The last hoop put us over our double limit.  We had already started throwing back legals and were done in the first set.  All that was left was to recover our gear and head home at 8 pm, but there was a sea monkey-wrench waiting to jump into our gears.

We had lots of trouble holding position in the windswept deep zone, which had produced zero legals in both the original pull and recovery.   It was not big deal, as empty hoops are just not a labor of tragedy when there is a limit of nice bugs in the tank.

We started catching and returning legals from the mid range, but kept blowing over our buoys in the stiffening crosswind.  We had many resets in our approaches and lots of false lunges at buoys that kept beelining for our props.  Finally, our luck ran out as we tried to bail out of an over-run and ended up chopping up a buoy in the starboard prop.  Upon shutdown and inspection, we had rather hopelessly spun the line around the prop into a ball of confusion.  

We lashed a big serrated Dexter blade to the end of a gaff and began sawing through the many coils of twisted line on the lower unit as the boat drifted without power at a disturbingly swift pace.  We managed to recover the hoop after bouncing it along the bottom and through the kelp for over 500 yards.  We were able to free the prop and motor away after getting dangerously shallow.  We still released four bugs from the wild ride to Toad Hall we gave to the lucky bugs that were liberated.  We watched them pulse down to the bottom, instead of getting tossed into the tank with their countrymen who already had dibs on dinner reservations with us.

By the time we got to the last remaining shallow, it was 10:30pm and the last two hoops had a two and a half hour soak.  They were plugged with bugs as we threw back at least a dozen legals and many shorts.

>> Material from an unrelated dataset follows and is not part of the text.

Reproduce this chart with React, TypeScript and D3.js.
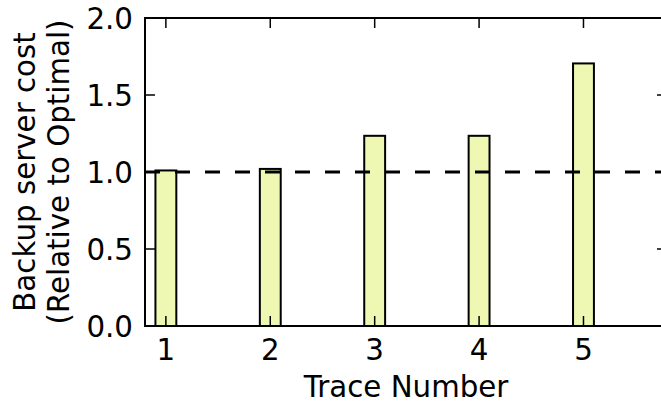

Eleven of our fourteen bugs were females, which have consistently been a bigger gender percentage of our catch this year.

We were anxious to get out of the wind and head home.  Despite the fact that we had posted our fastest limit ever, we were quite beat up by the time we dragged the last of the gear back up to the truck in the steepness of a new low tide after 1 am. 

There was to be no clemency for these occupants.


The average quality was quite good, although there were no monsters.

Your narrator made it to bed  by 3 am, so it was more like the fatiguing days of past seasons than this year's race to success.  

We had Wendy's brother Randy and our old pals Rich and Rachel drop over for dinner and cocktails.  We celebrated our good fortune and toasted to amplified memories of our fellow Hastings alums  and the dirty old Haight-Ashbury days of the 1970s.


This has been perhaps our luckiest season yet.  
Things are not so lucky for our friends half way around the world.

The pulse of the free world has quickened.  We are in a position to help.  Let us be grateful for what we have, as we feel the harbinger of a nuclear winter upon our necks and realize, with every breath we take, that 

These Are The Days.



1 comment:

  1. Congratulations 👏🎉 Love it and way to hang in there with the winds! Very exciting and fantastic read!!! Woo hoo!!! Let's clam dig in AK!!!